So much has happened that is cause for grief, concern or plain disgust. The universally admired Dr A P J Abdul Kalam passed away. There was a terror attack in Gurdaspur. Amidst a debate on the legality and morality of the death penalty, Yakub Memon was hanged. Cases of molestation or rape continue to be reported every day. Government is unwilling to yield to break the logjam in Parliament.
This week, I would like to draw attention to an issue that is of paramount importance to the economy.
The issue is, ‘who will decide the monetary policy?’. For the average person, the question can be rephrased to read ‘who should decide the policy that will determine the rates of interest at which commercial banks will lend money?’. The average person will be right if he assumes it is the government’s job, but within the concept of ‘government’ there are many authorities that are empowered by law to function autonomously and not as an arm of the executive government.
Balancing Growth & Inflation
The Reserve Bank of India (RBI) is one such authority. RBI is no ordinary bank. It is the central bank, the issuer of currency and bonds, the regulator of commercial banks and non-banking financial institutions, and has other functions as well. In modern economies, it is the central bank that decides the monetary policy. The unstated premise is that the central bank will consult the government. The optimistic belief is that the government will (or should) always agree with the central bank. Alas, that is not true!
The government is concerned with growth, investment and jobs — and also inflation. Only a foolish government will believe that it can ignore inflation as long as there is growth and jobs for the people. A wise government will look for a ‘balance’: in a developing country the balance is usually expressed in the phrase ‘high growth with moderate inflation’.
The central bank’s main concern is price stability. In developed countries and in some developing countries, the central bank has just one target — inflation. Many central bankers believe that the central bank must target inflation and only inflation. All recent RBI governors held that view. It appears that Dr Raghuram Rajan also holds the same view, although I can recall conversations with him that led me to think that he did not rule out seeking a balance between promoting growth and targeting inflation.
Not at loggerheads
There is a popular view among commentators that finance ministers and central bank governors are always at loggerheads. That view may make interesting copy, but it is far from the truth. On 8 out of 10 monetary policy statements or actions, the government and the RBI will be — and in the past, have been — on the same page.
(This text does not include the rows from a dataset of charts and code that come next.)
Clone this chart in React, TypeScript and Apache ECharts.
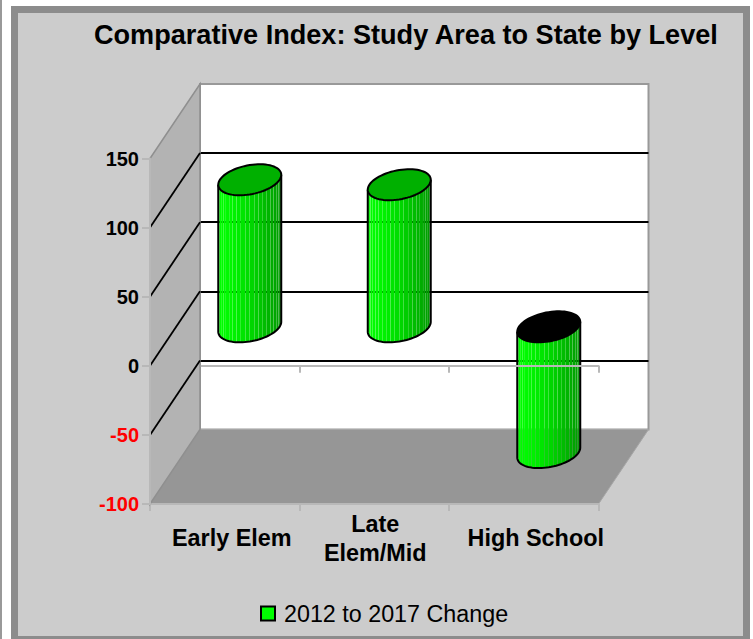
import React, { useEffect, useRef } from "react";
import * as echarts from "echarts";

const titleText = "Comparative Index: Study Area to State by Level";
const seriesName = "2012 to 2017 Change";
const categories = ["Early Elem", "Late\nElem/Mid", "High School"];
const labelShift = [14, 2, 24];
const changeValues = [106.4, 102.8, -91];
const innerTicks = [100, 50, 0, -50];
const axisMin = -100;
const axisMax = 150;
const axisStep = 50;

const GRID_L = 150;
const GRID_W = 448.5;
const GRID_T = 158.5;
const GRID_H = 345.5;
const DX = 50;
const DY = 74.5;
const CYL_LIFT = 39;
const RX = 31.5;
const RY = 15.5;
const PHI = Math.acos(0.32);
const FACETS = 22;
const SEAM = 0.07;
const FONT = '"Liberation Sans", Arial, sans-serif';
const AXIS_GREY = "#b8b8b8";

function capPoint(cx: number, cy: number, t: number, dx = 0): number[] {
  return [cx + RX * Math.cos(t) + dx, cy - RY * Math.cos(t - PHI)];
}

function facetColor(u: number): string {
  const g = Math.round(255 - Math.pow(u, 1.5) * 105);
  return `rgb(0,${g},0)`;
}

function renderCylinder(_p: any, api: any) {
  const i = api.value(0);
  const v = api.value(1);
  const a = api.coord([i, v]);
  const z = api.coord([i, 0]);
  const cx = a[0] + DX / 2;
  const yTop = Math.min(a[1], z[1]) - CYL_LIFT;
  const yBot = Math.max(a[1], z[1]) - CYL_LIFT;
  const children: any[] = [];
  for (let k = 0; k < FACETS; k++) {
    const t1 = Math.PI + (Math.PI * k) / FACETS;
    const t2 = Math.PI + (Math.PI * (k + 1)) / FACETS;
    const u = (Math.cos(t1) + Math.cos(t2) + 2) / 4;
    children.push({
      type: "polygon",
      shape: {
        points: [
          capPoint(cx, yTop, t1, SEAM),
          capPoint(cx, yTop, t2, -SEAM),
          capPoint(cx, yBot, t2, -SEAM),
          capPoint(cx, yBot, t1, SEAM),
        ],
      },
      style: { fill: facetColor(u), stroke: "none" },
    });
  }
  const outline: number[][] = [capPoint(cx, yTop, Math.PI)];
  for (let k = 0; k <= 40; k++) outline.push(capPoint(cx, yBot, Math.PI + (Math.PI * k) / 40));
  outline.push(capPoint(cx, yTop, 2 * Math.PI));
  children.push({ type: "polyline", shape: { points: outline }, style: { fill: "none", stroke: "#000", lineWidth: 2 } });
  const cap: number[][] = [];
  for (let k = 0; k < 72; k++) cap.push(capPoint(cx, yTop, (2 * Math.PI * k) / 72));
  children.push({
    type: "polygon",
    shape: { points: cap },
    style: { fill: v < 0 ? "#000000" : "#00b000", stroke: "#000", lineWidth: 2 },
  });
  return { type: "group", children };
}

function planeEdges(api: any) {
  const t = api.coord([0, axisMax])[1];
  const b = api.coord([0, axisMin])[1];
  return { t, b, l: GRID_L, r: GRID_L + GRID_W };
}

function renderBackWall(_p: any, api: any) {
  const { t, b, l, r } = planeEdges(api);
  return {
    type: "polygon",
    shape: { points: [[l + DX, t - DY], [r + DX, t - DY], [r + DX, b - DY], [l + DX, b - DY]] },
    style: { fill: "#ffffff", stroke: "#999999", lineWidth: 2 },
  };
}

function renderFloor(_p: any, api: any) {
  const { b, l, r } = planeEdges(api);
  return {
    type: "polygon",
    shape: { points: [[l, b], [r, b], [r + DX, b - DY], [l + DX, b - DY]] },
    style: { fill: "#969696", stroke: "#a6a6a6", lineWidth: 1 },
  };
}

function renderLeftWall(_p: any, api: any) {
  const { t, b, l } = planeEdges(api);
  return {
    type: "polygon",
    shape: { points: [[l, t], [l + DX, t - DY], [l + DX, b - DY], [l, b]] },
    style: { fill: "#b3b3b3", stroke: "#8f8f8f", lineWidth: 1.5 },
  };
}

function renderDiagonal(_p: any, api: any) {
  const y = api.coord([0, api.value(1)])[1];
  return {
    type: "line",
    shape: { x1: GRID_L, y1: y, x2: GRID_L + DX, y2: y - DY },
    style: { stroke: "#000", lineWidth: 1.8 },
  };
}

function xLabel(value: string) {
  const i = categories.indexOf(value);
  return value
    .split("\n")
    .map((s) => `{c${i}|${s}}`)
    .join("\n");
}

const labelRich: any = {};
labelShift.forEach((s, i) => {
  labelRich[`c${i}`] = {
    fontFamily: FONT,
    fontSize: 23.4,
    fontWeight: "bold",
    color: "#000",
    lineHeight: 29,
    padding: [0, 0, 0, s],
  };
});

function buildOption(): any {
  const wallBase = { type: "custom", xAxisIndex: 1, yAxisIndex: 1, silent: true, data: [[0, 0]] };
  return {
    animation: false,
    backgroundColor: "transparent",
    title: {
      text: titleText,
      left: 94,
      top: 21,
      padding: 0,
      textStyle: { fontFamily: FONT, fontSize: 27.1, fontWeight: "bold", color: "#000" },
    },
    legend: {
      left: 260,
      top: 602,
      padding: 0,
      itemWidth: 14,
      itemHeight: 14,
      itemGap: 0,
      selectedMode: false,
      textStyle: { fontFamily: FONT, fontSize: 23.3, color: "#000", padding: [5, 0, 0, 4] },
      data: [{ name: seriesName, icon: "rect", itemStyle: { color: "#00ff00", borderColor: "#000", borderWidth: 2 } }],
    },
    grid: [
      { left: GRID_L + DX, top: GRID_T - DY, width: GRID_W, height: GRID_H, containLabel: false },
      { left: GRID_L, top: GRID_T, width: GRID_W, height: GRID_H, containLabel: false },
    ],
    xAxis: [
      { gridIndex: 0, type: "category", data: categories, show: false },
      {
        gridIndex: 1,
        type: "category",
        data: categories,
        position: "bottom",
        z: 3,
        axisLine: { onZero: false, lineStyle: { color: AXIS_GREY, width: 2 } },
        axisTick: { show: true, length: 7, lineStyle: { color: AXIS_GREY, width: 2 } },
        axisLabel: {
          interval: 0,
          margin: 34,
          verticalAlign: "middle",
          formatter: xLabel,
          rich: labelRich,
        },
      },
      {
        gridIndex: 1,
        type: "category",
        data: categories,
        position: "top",
        z: 3,
        axisLine: { onZero: true, lineStyle: { color: AXIS_GREY, width: 2 } },
        axisTick: { show: true, inside: true, length: 7, lineStyle: { color: AXIS_GREY, width: 2 } },
        axisLabel: { show: false },
      },
    ],
    yAxis: [
      {
        gridIndex: 0,
        type: "value",
        min: axisMin,
        max: axisMax,
        interval: axisStep,
        z: 1,
        axisLine: { show: false },
        axisTick: { show: false },
        axisLabel: { show: false },
        splitLine: { show: true, showMinLine: false, showMaxLine: false, lineStyle: { color: "#000", width: 1.8 } },
      },
      {
        gridIndex: 1,
        type: "value",
        min: axisMin,
        max: axisMax,
        interval: axisStep,
        z: 6,
        axisLine: { show: true, lineStyle: { color: AXIS_GREY, width: 2 } },
        axisTick: { show: true, length: 8, lineStyle: { color: AXIS_GREY, width: 2 } },
        splitLine: { show: false },
        axisLabel: {
          margin: 11,
          fontFamily: FONT,
          fontSize: 20,
          fontWeight: "bold",
          color: (v: number) => (Number(v) < 0 ? "#ff0000" : "#000000"),
        },
      },
    ],
    series: [
      { ...wallBase, name: "back wall", z: 0, renderItem: renderBackWall },
      { ...wallBase, name: "floor", z: 1, renderItem: renderFloor },
      {
        type: "custom",
        name: seriesName,
        xAxisIndex: 1,
        yAxisIndex: 1,
        z: 2,
        silent: true,
        itemStyle: { color: "#00ff00" },
        data: changeValues.map((v, i) => [i, v]),
        renderItem: renderCylinder,
      },
      { ...wallBase, name: "left wall", z: 4, renderItem: renderLeftWall },
      {
        type: "custom",
        name: "wall ticks",
        xAxisIndex: 1,
        yAxisIndex: 1,
        z: 5,
        silent: true,
        data: innerTicks.map((v) => [0, v]),
        renderItem: renderDiagonal,
      },
    ],
  };
}

export default function App() {
  const ref = useRef<HTMLDivElement>(null);
  useEffect(() => {
    const chart = echarts.init(ref.current as HTMLDivElement, undefined, { renderer: "svg" });
    chart.setOption(buildOption());
    return () => chart.dispose();
  }, []);
  return (
    <div style={{ position: "fixed", left: 0, top: 0, width: 753, height: 639, background: "#ffffff", overflow: "hidden" }}>
      <div style={{ position: "absolute", left: 0, top: 0, width: 1.5, height: 639, background: "#999999" }} />
      <div
        style={{
          position: "absolute",
          left: 10.5,
          top: 6,
          width: 725,
          height: 640,
          boxSizing: "content-box",
          background: "#cccccc",
          border: "7px solid #8c8c8c",
          borderBottomWidth: 0,
        }}
      />
      <div style={{ position: "absolute", left: 10.5, top: 636, width: 739, height: 3, background: "#8c8c8c" }} />
      <div ref={ref} style={{ position: "absolute", left: 0, top: 0, width: 753, height: 639 }} />
    </div>
  );
}
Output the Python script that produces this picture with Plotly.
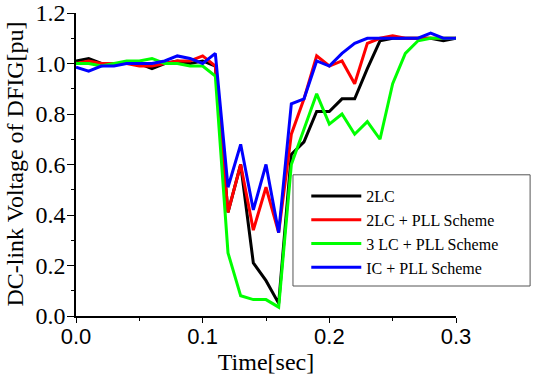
import plotly.graph_objects as go

time_s = [0.00, 0.01, 0.02, 0.03, 0.04, 0.05, 0.06, 0.07, 0.08, 0.09,
          0.10, 0.11, 0.12, 0.13, 0.14, 0.15, 0.16, 0.17, 0.18, 0.19,
          0.20, 0.21, 0.22, 0.23, 0.24, 0.25, 0.26, 0.27, 0.28, 0.29, 0.30]

v_2lc = [1.01, 1.02, 1.00, 1.00, 1.00, 1.00, 0.98, 1.00, 1.01, 1.00,
         1.01, 0.99, 0.41, 0.60, 0.21, 0.14, 0.05, 0.64, 0.69, 0.81,
         0.81, 0.86, 0.86, 0.98, 1.09, 1.10, 1.10, 1.10, 1.10, 1.09, 1.10]

v_2lc_pll = [1.00, 1.01, 1.00, 1.00, 1.00, 0.99, 0.99, 1.00, 1.01, 1.01,
             1.03, 0.99, 0.41, 0.60, 0.34, 0.51, 0.33, 0.72, 0.86, 1.03,
             0.99, 1.01, 0.92, 1.08, 1.10, 1.11, 1.10, 1.10, 1.10, 1.10, 1.10]

v_3lc_pll = [1.00, 1.00, 0.99, 1.00, 1.01, 1.01, 1.02, 1.00, 1.00, 0.99,
             0.99, 0.95, 0.25, 0.08, 0.065, 0.065, 0.035, 0.60, 0.74, 0.88,
             0.76, 0.80, 0.72, 0.77, 0.70, 0.92, 1.04, 1.09, 1.10, 1.10, 1.10]

v_ic_pll = [0.985, 0.97, 0.99, 0.99, 1.00, 1.00, 1.00, 1.01, 1.03, 1.02,
            1.00, 1.04, 0.51, 0.68, 0.42, 0.60, 0.33, 0.84, 0.86, 1.01,
            0.99, 1.04, 1.08, 1.10, 1.10, 1.10, 1.10, 1.10, 1.12, 1.10, 1.10]

series_names = ["2LC", "2LC + PLL Scheme", "3 LC + PLL Scheme", "IC + PLL Scheme"]
series_vals = [v_2lc, v_2lc_pll, v_3lc_pll, v_ic_pll]
series_colors = ["#000000", "#ff0000", "#00ff00", "#0000ff"]

x_ticks = [0.0, 0.1, 0.2, 0.3]
y_ticks = [0.0, 0.2, 0.4, 0.6, 0.8, 1.0, 1.2]

fig = go.Figure()
for name, vals, col in zip(series_names, series_vals, series_colors):
    fig.add_trace(go.Scatter(x=time_s, y=vals, mode="lines", name=name,
                             line=dict(color=col, width=3)))

serif = "Liberation Serif, Times New Roman, serif"
sans = "Liberation Sans, Arial, sans-serif"

# legend frame (decoration, paper coordinates)
fig.add_shape(type="rect", xref="paper", yref="paper",
              x0=0.571, x1=1.195, y0=0.099, y1=0.466,
              line=dict(color="#555555", width=1), fillcolor="white", layer="above")

# y-axis title as a rotated annotation
fig.add_annotation(text="DC-link Voltage of DFIG[pu]", xref="paper", yref="paper",
                   x=-0.163, y=0.5, xanchor="center", yanchor="middle",
                   textangle=-90, showarrow=False,
                   font=dict(family=serif, size=24, color="black"))

fig.update_layout(
    width=533, height=377,
    margin=dict(l=76, r=77, t=13, b=61, autoexpand=False),
    paper_bgcolor="white", plot_bgcolor="white",
    showlegend=True,
    legend=dict(x=0.606, y=0.452, xanchor="left", yanchor="top",
                bgcolor="rgba(0,0,0,0)", borderwidth=0,
                font=dict(family=serif, size=16, color="black"),
                tracegroupgap=0, itemwidth=50),
)
fig.update_xaxes(
    range=[0, 0.3], tickvals=x_ticks, tickformat=".1f", automargin=False,
    showline=True, linecolor="black", linewidth=1.5, mirror=False,
    showgrid=False, zeroline=False,
    ticks="outside", ticklen=5, tickwidth=1.2, tickcolor="black",
    ticklabelstandoff=-5, ticklabeloverflow="allow",
    minor=dict(dtick=0.05, ticks="outside", ticklen=3, tickcolor="black", tickwidth=1),
    tickfont=dict(family=sans, size=22, color="black"),
    title=dict(text="Time[sec]", font=dict(family=serif, size=24, color="black"), standoff=2),
)
fig.update_yaxes(
    range=[0, 1.2], tickvals=y_ticks, tickformat=".1f", automargin=False,
    showline=True, linecolor="black", linewidth=1.5, mirror=False,
    showgrid=False, zeroline=False,
    ticks="outside", ticklen=7, tickwidth=1.2, tickcolor="black",
    ticklabelstandoff=-3, ticklabeloverflow="allow",
    minor=dict(dtick=0.1, ticks="outside", ticklen=3, tickcolor="black", tickwidth=1),
    tickfont=dict(family=serif, size=24, color="black"),
)

fig.write_html("out.html", config={"displayModeBar": False},
               post_script="document.body.style.margin='0';document.body.style.padding='0';")
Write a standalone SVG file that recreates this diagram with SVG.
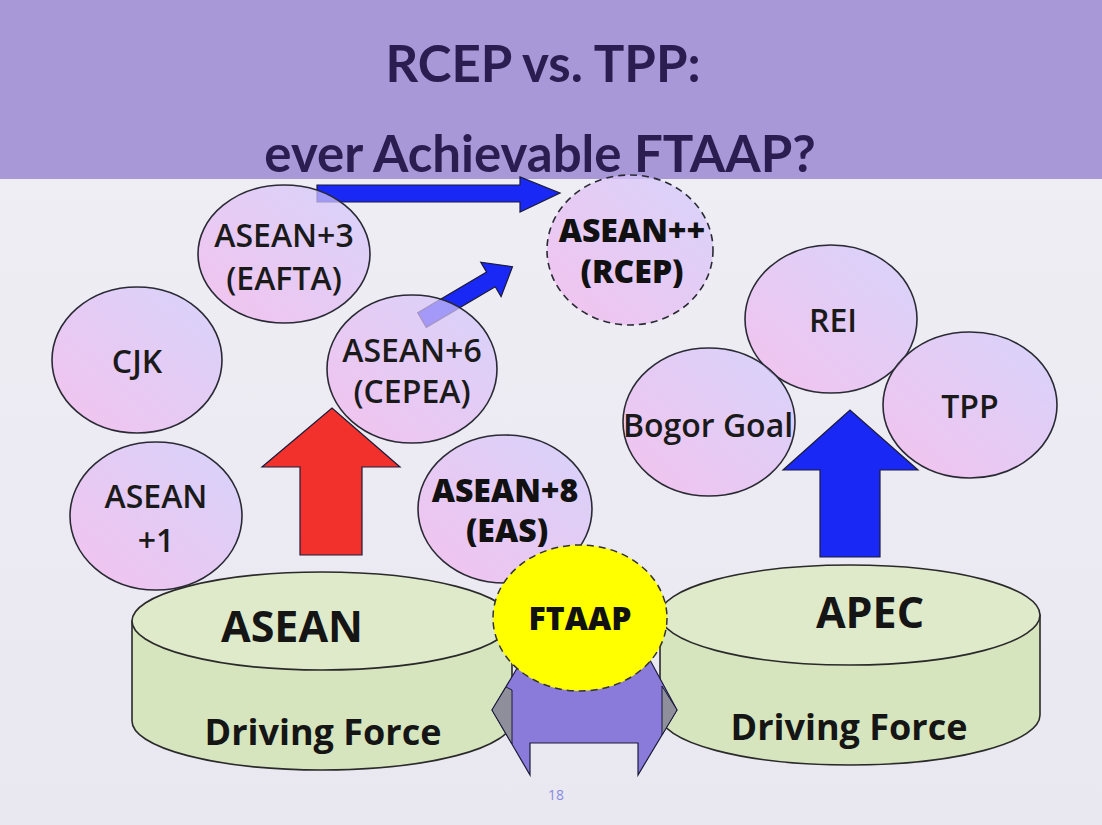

There will, of course, be the occasional disagreement, but that disagreement stems from different assessments of the economic situation at any given time. For example, the government has assessed the current economic situation as non-inflationary and therefore desires a cut in the policy interest rate to stimulate growth. On the contrary, the RBI has assessed the situation as still high on inflationary expectations and therefore wishes to maintain the policy interest rate. No one can be sure who is right. There appears to be an honest disagreement between the government and the RBI.
We need a mechanism that will reconcile the perceptions of the government and the central bank and take an objective view. The Financial Services Legislative Reforms Commission (FSLRC) has proposed a mechanism: a Monetary Policy Committee (MPC) on the lines obtaining in many countries.
Rival proposals on MPC
No one seems to be opposed in principle to the MPC or the qualifications and independence required of its members. Differences have emerged regarding the composition and authority of the MPC. FSLRC has advocated a 7-member MPC with three members of the RBI and four external members nominated by the government. The RBI (Urjit Patel Committee report) has recommended a 5-member MPC with three members of the RBI and two external members chosen by the RBI. Decisions on monetary policy will be taken by a vote in the MPC. In both proposals, a vote is envisaged, but not a veto to the governor.
I wonder who brought up the question of a veto to the governor. A veto is the antithesis of a vote. A vote and a veto co-exist uneasily and with unhappy consequences only in the UN Security Council!
My view, though unconventional, is there may be a 6-member committee — three from the RBI and three external members nominated by the government. In the case of a tie, let the governor have a casting vote. The minutes must be made public. Assuming the three internal members vote alike, the governor needs to persuade at least one external member to agree with him, and on most occasions he will. In situations where all three external members disagree with the three internal members, it will be a brave governor who will vote, every time, in his own favour to break the tie.
I reject the argument that the government cannot be trusted to nominate qualified or independent members. Governor Rajan was appointed by the UPA government and we are proud of the choice. So, let’s have a six-member MPC and give the governor a casting vote, but put the onus squarely upon him.